>> begin Given records

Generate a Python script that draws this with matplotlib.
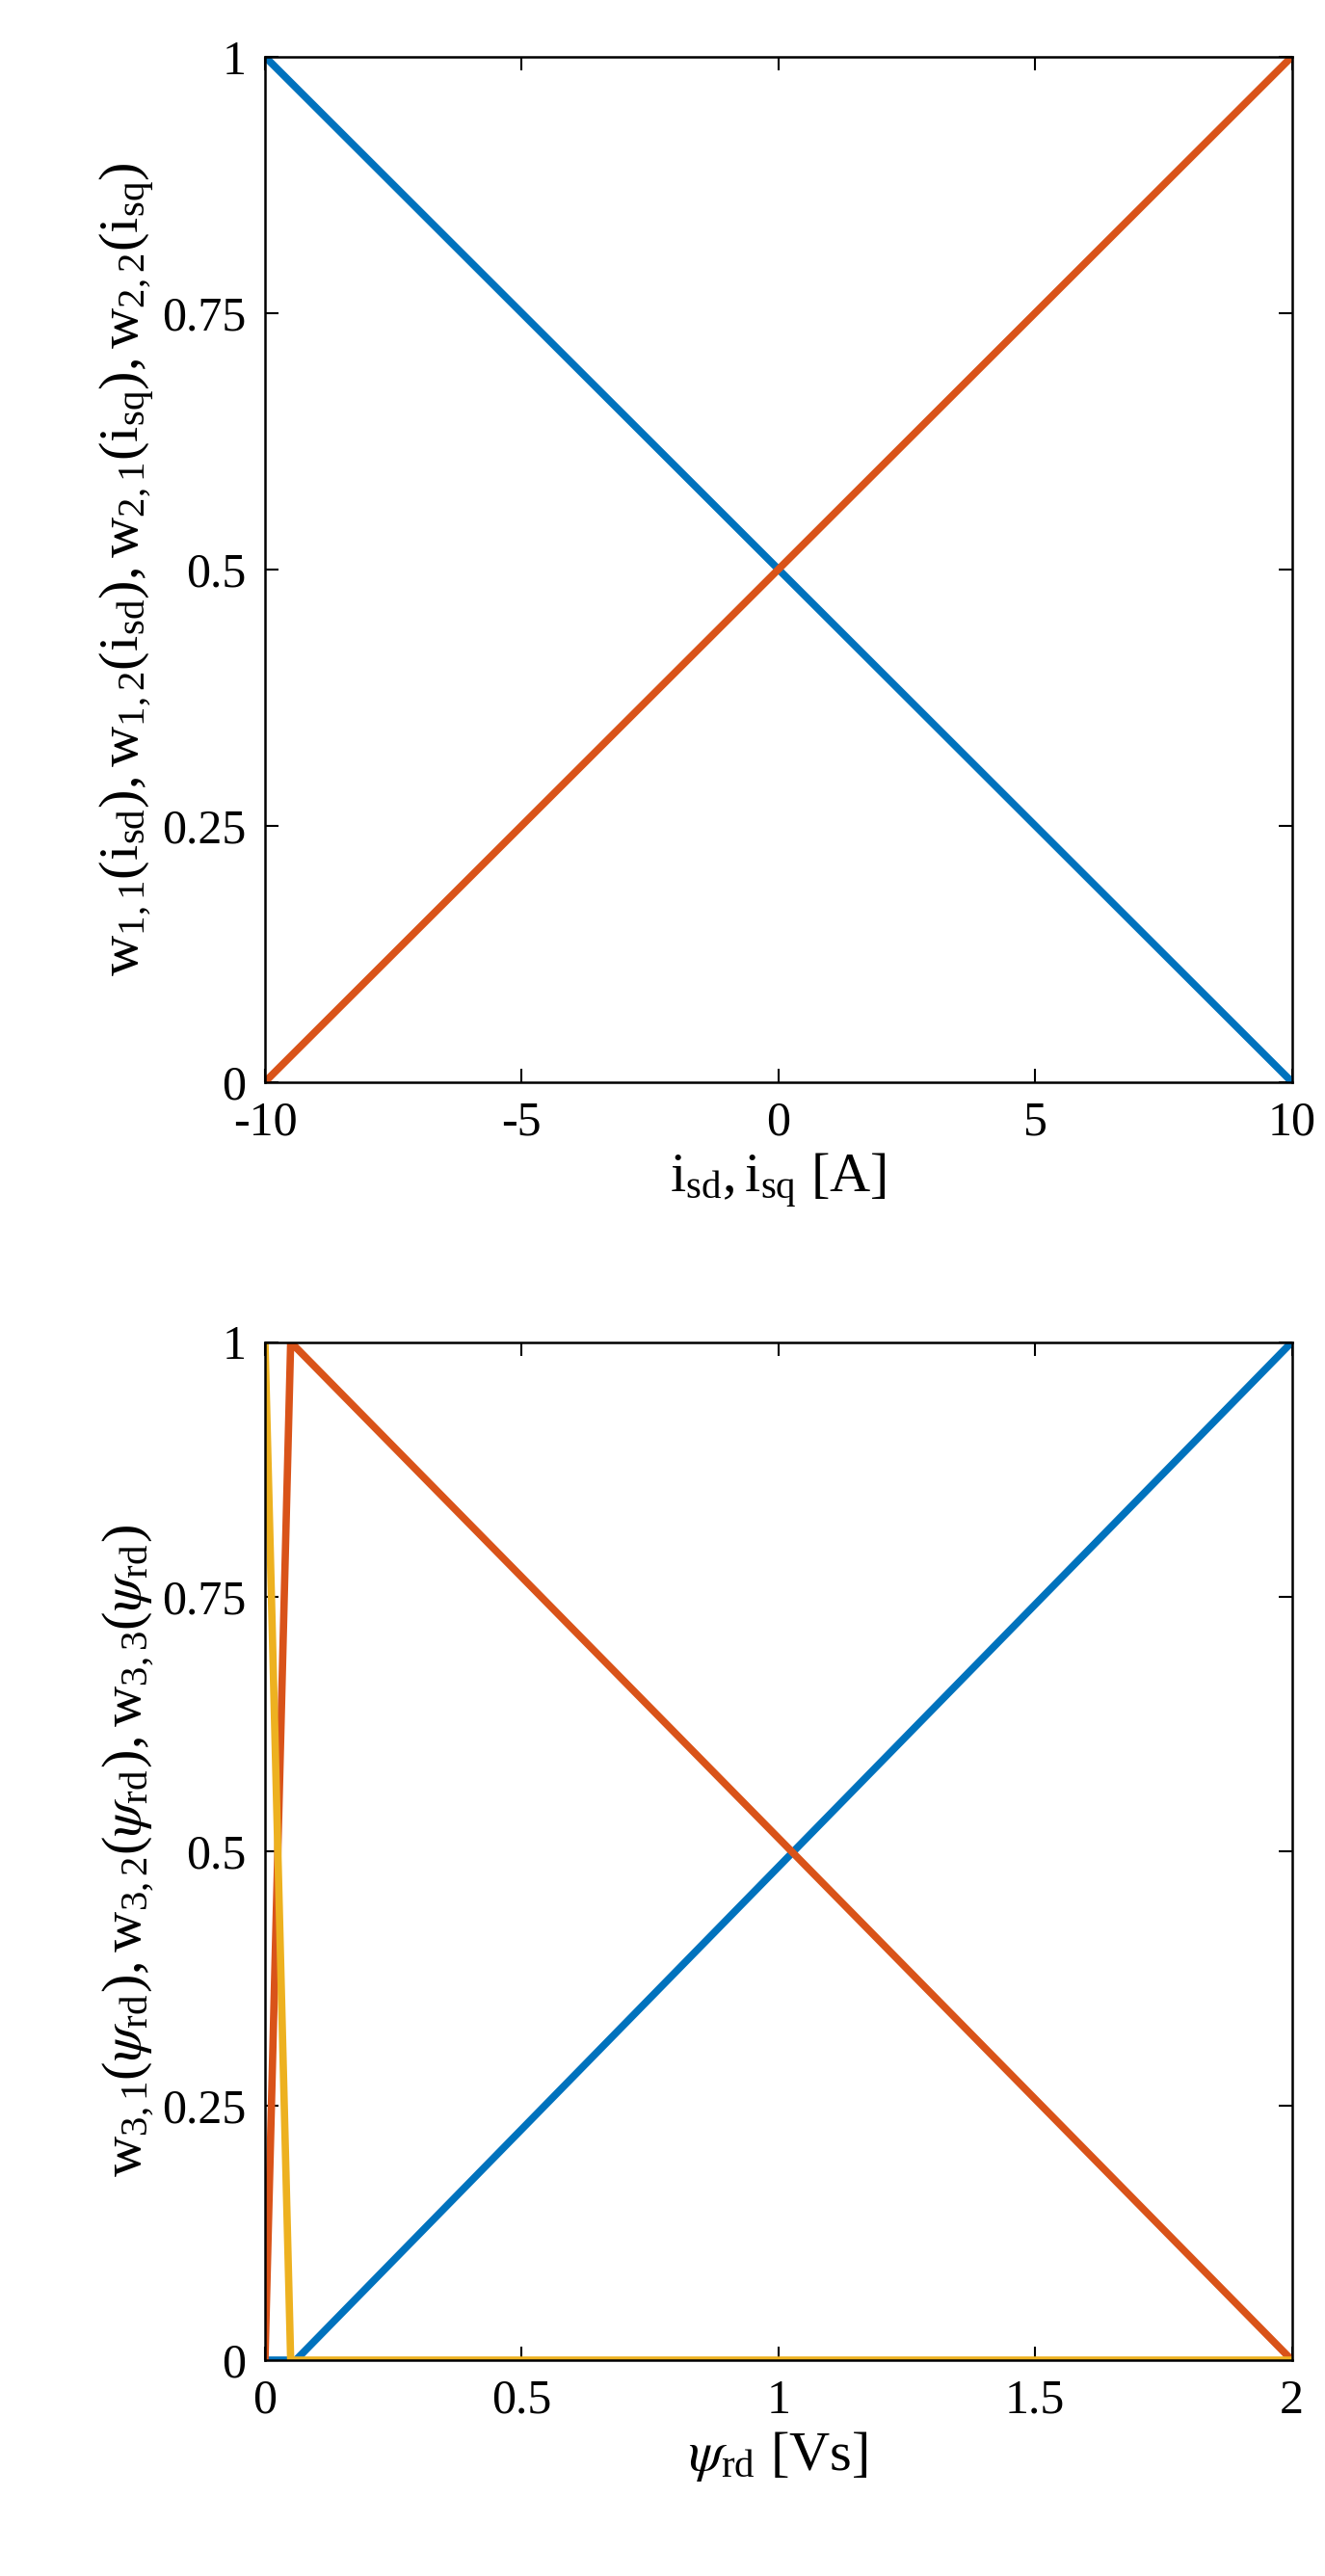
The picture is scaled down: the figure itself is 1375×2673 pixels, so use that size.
import matplotlib
matplotlib.use("Agg")
import matplotlib.pyplot as plt

plt.rcParams['font.family'] = ['Liberation Serif', 'DejaVu Serif']
plt.rcParams['mathtext.fontset'] = 'stix'
plt.rcParams['axes.unicode_minus'] = False

# Top panel data
i_x = [-10, 10]
w11 = [1, 0]
w12 = [0, 1]
# Bottom panel data
psi_yellow = [0, 0.05, 2]
w33 = [1, 0, 0]
psi_red = [0, 0.05, 2]
w32 = [0, 1, 0]
psi_blue = [0, 0.06, 2]
w31 = [0, 0, 1]

blue = '#0072BD'; red = '#D95319'; yellow = '#EDB120'
fs = 36
lfs = 42
fig = plt.figure(figsize=(13.75, 26.73), dpi=100)

ax1 = fig.add_axes([0.2, 0.580, 0.775, 0.398])
ax1.plot(i_x, w11, color=blue, lw=5.5)
ax1.plot(i_x, w12, color=red, lw=5.5)
ax1.set_xlim(-10, 10); ax1.set_ylim(0, 1)
ax1.set_xticks([-10, -5, 0, 5, 10])
ax1.set_yticks([0, 0.25, 0.5, 0.75, 1])
ax1.set_yticklabels(['0', '0.25', '0.5', '0.75', '1'])
ax1.set_xlabel(r'$\mathregular{i_{sd}, i_{sq}}$ [A]', fontsize=lfs)
ax1.set_ylabel(r'$\mathregular{w_{1,1}(i_{sd}), w_{1,2}(i_{sd}), w_{2,1}(i_{sq}), w_{2,2}(i_{sq})}$', fontsize=lfs, labelpad=4)

ax2 = fig.add_axes([0.2, 0.0838, 0.775, 0.3952])
ax2.plot(psi_blue, w31, color=blue, lw=5.5)
ax2.plot(psi_red, w32, color=red, lw=5.5)
ax2.plot(psi_yellow, w33, color=yellow, lw=5.5)
ax2.set_xlim(0, 2); ax2.set_ylim(0, 1)
ax2.set_xticks([0, 0.5, 1, 1.5, 2])
ax2.set_xticklabels(['0', '0.5', '1', '1.5', '2'])
ax2.set_yticks([0, 0.25, 0.5, 0.75, 1])
ax2.set_yticklabels(['0', '0.25', '0.5', '0.75', '1'])
ax2.set_xlabel(r'$\psi_{\mathregular{rd}}$ [Vs]', fontsize=lfs)
ax2.set_ylabel(r'$\mathregular{w_{3,1}(}\psi_{\mathregular{rd}}\mathregular{), w_{3,2}(}\psi_{\mathregular{rd}}\mathregular{), w_{3,3}(}\psi_{\mathregular{rd}}\mathregular{)}$', fontsize=lfs, labelpad=4)

for ax in (ax1, ax2):
    ax.tick_params(direction='in', length=10, width=1.5, labelsize=fs, pad=14,
                   top=True, right=True)
    for s in ax.spines.values():
        s.set_linewidth(1.8)

fig.savefig('out.png')
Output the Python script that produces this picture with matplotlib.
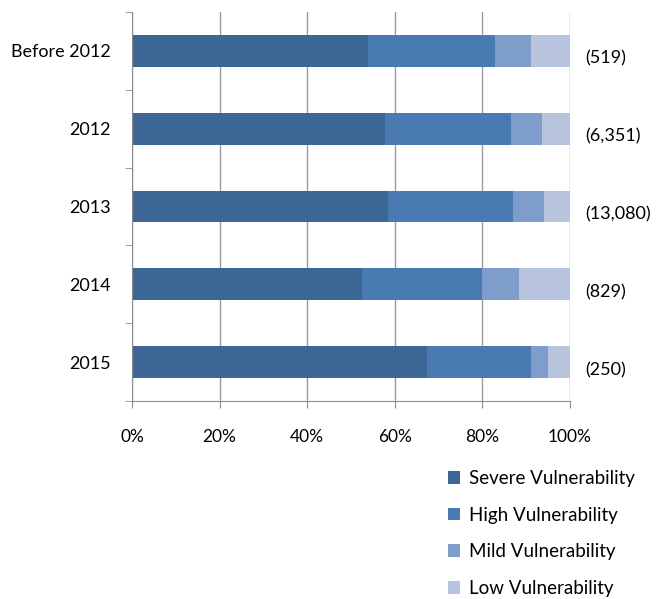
import matplotlib.pyplot as plt
import numpy as np
from matplotlib.patches import Patch
from matplotlib.transforms import blended_transform_factory

plt.rcParams["font.family"] = ["Lato", "DejaVu Sans"]

periods = ["Before 2012", "2012", "2013", "2014", "2015"]
counts = ["(519)", "(6,351)", "(13,080)", "(829)", "(250)"]
severe = [53.9, 57.8, 58.4, 52.5, 67.3]
high = [28.9, 28.7, 28.5, 27.5, 23.8]
mild = [8.3, 7.1, 7.1, 8.3, 3.8]
low = [8.9, 6.4, 6.0, 11.7, 5.1]

series = [
    ("Severe Vulnerability", severe, "#3c6694"),
    ("High Vulnerability", high, "#4a7ab2"),
    ("Mild Vulnerability", mild, "#7f9dca"),
    ("Low Vulnerability", low, "#b8c4de"),
]

fig = plt.figure(figsize=(6.69, 5.99), dpi=100)
ax = fig.add_axes([132 / 669, 1 - 401 / 599, 438 / 669, 389 / 599])

y = np.arange(len(periods))
left = np.zeros(len(periods))
for name, vals, color in series:
    vals = np.asarray(vals, dtype=float)
    ax.barh(y, vals, left=left, height=0.41, color=color, label=name, zorder=2)
    left += vals

ax.set_xlim(0, 100)
ax.set_ylim(len(periods) - 0.5, -0.5)
ax.set_xticks(np.arange(0, 101, 20))
ax.set_xticklabels([f"{v}%" for v in range(0, 101, 20)])
ax.set_yticks(y)
ax.set_yticklabels(periods)
ax.set_yticks(np.arange(-0.5, len(periods)), minor=True)
ax.tick_params(axis="y", which="major", length=0, pad=15, labelsize=13)
ax.tick_params(axis="y", which="minor", length=5, color="#8c8c8c")
ax.tick_params(axis="x", length=5, color="#8c8c8c", labelsize=12.5, pad=15)
ax.grid(axis="x", color="#9a9a9a", lw=1, zorder=0)
ax.set_axisbelow(True)
for side in ("top", "right"):
    ax.spines[side].set_visible(False)
for side in ("left", "bottom"):
    ax.spines[side].set_color("#8c8c8c")

trans = blended_transform_factory(ax.transAxes, ax.transData)
for yi, txt in zip(y, counts):
    ax.text(1.035, yi + 0.1, txt, transform=trans, ha="left", va="center", fontsize=13)

handles = [Patch(facecolor=c, label=n) for n, _, c in series]
fig.legend(handles=handles, loc="upper left", bbox_to_anchor=(431 / 669, 1 - 453 / 599),
           frameon=False, fontsize=13.5, handlelength=0.65, handleheight=0.65,
           handletextpad=0.5, labelspacing=1.05)

fig.savefig("out.png", dpi=100)
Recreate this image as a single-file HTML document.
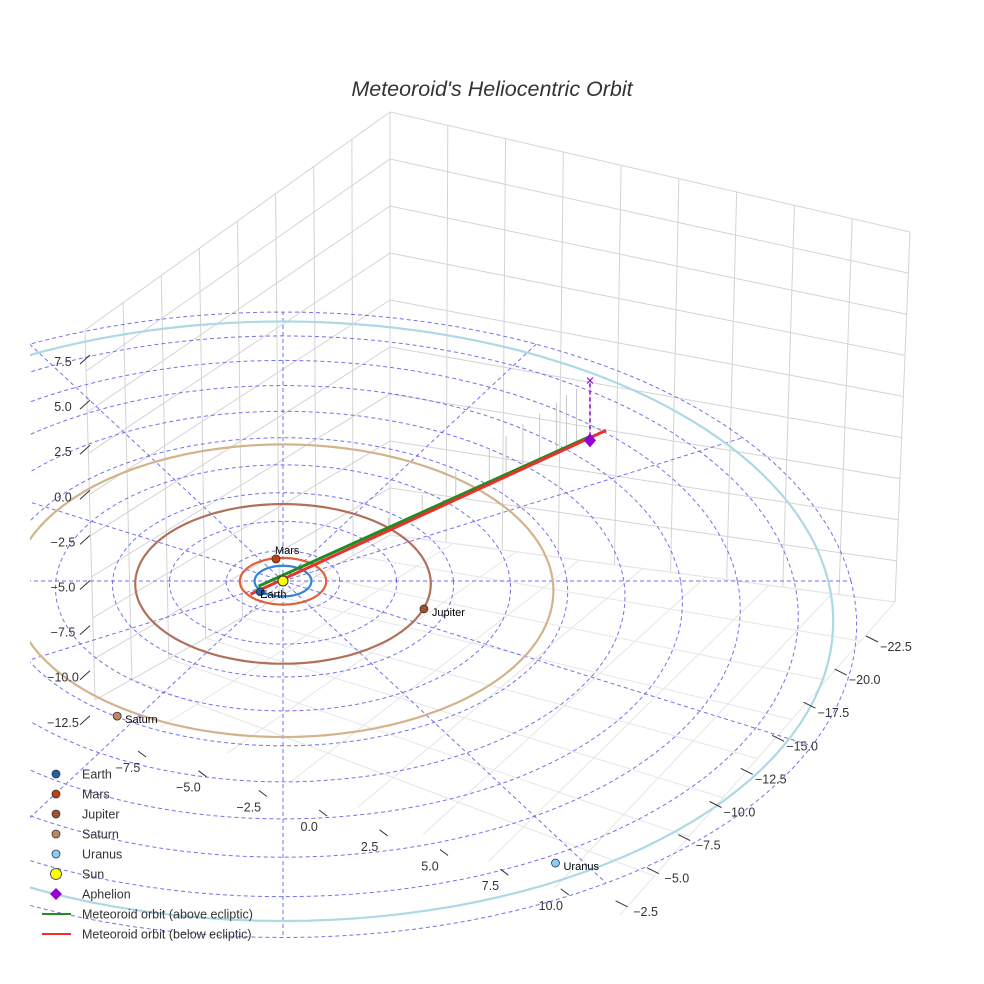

>> end Given records

• [What the task asks]: Pictures don't belong in the copy. Transcribe every record exactly as it appears.

• [Answer to the task]:
Generate a Python script that draws this with matplotlib.
The picture is scaled down: the figure itself is 1375×2673 pixels, so use that size.
import matplotlib
matplotlib.use("Agg")
import matplotlib.pyplot as plt

plt.rcParams['font.family'] = ['Liberation Serif', 'DejaVu Serif']
plt.rcParams['mathtext.fontset'] = 'stix'
plt.rcParams['axes.unicode_minus'] = False

# Top panel data
i_x = [-10, 10]
w11 = [1, 0]
w12 = [0, 1]
# Bottom panel data
psi_yellow = [0, 0.05, 2]
w33 = [1, 0, 0]
psi_red = [0, 0.05, 2]
w32 = [0, 1, 0]
psi_blue = [0, 0.06, 2]
w31 = [0, 0, 1]

blue = '#0072BD'; red = '#D95319'; yellow = '#EDB120'
fs = 36
lfs = 42
fig = plt.figure(figsize=(13.75, 26.73), dpi=100)

ax1 = fig.add_axes([0.2, 0.580, 0.775, 0.398])
ax1.plot(i_x, w11, color=blue, lw=5.5)
ax1.plot(i_x, w12, color=red, lw=5.5)
ax1.set_xlim(-10, 10); ax1.set_ylim(0, 1)
ax1.set_xticks([-10, -5, 0, 5, 10])
ax1.set_yticks([0, 0.25, 0.5, 0.75, 1])
ax1.set_yticklabels(['0', '0.25', '0.5', '0.75', '1'])
ax1.set_xlabel(r'$\mathregular{i_{sd}, i_{sq}}$ [A]', fontsize=lfs)
ax1.set_ylabel(r'$\mathregular{w_{1,1}(i_{sd}), w_{1,2}(i_{sd}), w_{2,1}(i_{sq}), w_{2,2}(i_{sq})}$', fontsize=lfs, labelpad=4)

ax2 = fig.add_axes([0.2, 0.0838, 0.775, 0.3952])
ax2.plot(psi_blue, w31, color=blue, lw=5.5)
ax2.plot(psi_red, w32, color=red, lw=5.5)
ax2.plot(psi_yellow, w33, color=yellow, lw=5.5)
ax2.set_xlim(0, 2); ax2.set_ylim(0, 1)
ax2.set_xticks([0, 0.5, 1, 1.5, 2])
ax2.set_xticklabels(['0', '0.5', '1', '1.5', '2'])
ax2.set_yticks([0, 0.25, 0.5, 0.75, 1])
ax2.set_yticklabels(['0', '0.25', '0.5', '0.75', '1'])
ax2.set_xlabel(r'$\psi_{\mathregular{rd}}$ [Vs]', fontsize=lfs)
ax2.set_ylabel(r'$\mathregular{w_{3,1}(}\psi_{\mathregular{rd}}\mathregular{), w_{3,2}(}\psi_{\mathregular{rd}}\mathregular{), w_{3,3}(}\psi_{\mathregular{rd}}\mathregular{)}$', fontsize=lfs, labelpad=4)

for ax in (ax1, ax2):
    ax.tick_params(direction='in', length=10, width=1.5, labelsize=fs, pad=14,
                   top=True, right=True)
    for s in ax.spines.values():
        s.set_linewidth(1.8)

fig.savefig('out.png')
Output the Python script that produces this picture with matplotlib.
import matplotlib.pyplot as plt
import numpy as np
from matplotlib.patches import Patch
from matplotlib.transforms import blended_transform_factory

plt.rcParams["font.family"] = ["Lato", "DejaVu Sans"]

periods = ["Before 2012", "2012", "2013", "2014", "2015"]
counts = ["(519)", "(6,351)", "(13,080)", "(829)", "(250)"]
severe = [53.9, 57.8, 58.4, 52.5, 67.3]
high = [28.9, 28.7, 28.5, 27.5, 23.8]
mild = [8.3, 7.1, 7.1, 8.3, 3.8]
low = [8.9, 6.4, 6.0, 11.7, 5.1]

series = [
    ("Severe Vulnerability", severe, "#3c6694"),
    ("High Vulnerability", high, "#4a7ab2"),
    ("Mild Vulnerability", mild, "#7f9dca"),
    ("Low Vulnerability", low, "#b8c4de"),
]

fig = plt.figure(figsize=(6.69, 5.99), dpi=100)
ax = fig.add_axes([132 / 669, 1 - 401 / 599, 438 / 669, 389 / 599])

y = np.arange(len(periods))
left = np.zeros(len(periods))
for name, vals, color in series:
    vals = np.asarray(vals, dtype=float)
    ax.barh(y, vals, left=left, height=0.41, color=color, label=name, zorder=2)
    left += vals

ax.set_xlim(0, 100)
ax.set_ylim(len(periods) - 0.5, -0.5)
ax.set_xticks(np.arange(0, 101, 20))
ax.set_xticklabels([f"{v}%" for v in range(0, 101, 20)])
ax.set_yticks(y)
ax.set_yticklabels(periods)
ax.set_yticks(np.arange(-0.5, len(periods)), minor=True)
ax.tick_params(axis="y", which="major", length=0, pad=15, labelsize=13)
ax.tick_params(axis="y", which="minor", length=5, color="#8c8c8c")
ax.tick_params(axis="x", length=5, color="#8c8c8c", labelsize=12.5, pad=15)
ax.grid(axis="x", color="#9a9a9a", lw=1, zorder=0)
ax.set_axisbelow(True)
for side in ("top", "right"):
    ax.spines[side].set_visible(False)
for side in ("left", "bottom"):
    ax.spines[side].set_color("#8c8c8c")

trans = blended_transform_factory(ax.transAxes, ax.transData)
for yi, txt in zip(y, counts):
    ax.text(1.035, yi + 0.1, txt, transform=trans, ha="left", va="center", fontsize=13)

handles = [Patch(facecolor=c, label=n) for n, _, c in series]
fig.legend(handles=handles, loc="upper left", bbox_to_anchor=(431 / 669, 1 - 453 / 599),
           frameon=False, fontsize=13.5, handlelength=0.65, handleheight=0.65,
           handletextpad=0.5, labelspacing=1.05)

fig.savefig("out.png", dpi=100)
Recreate this image as a single-file HTML document.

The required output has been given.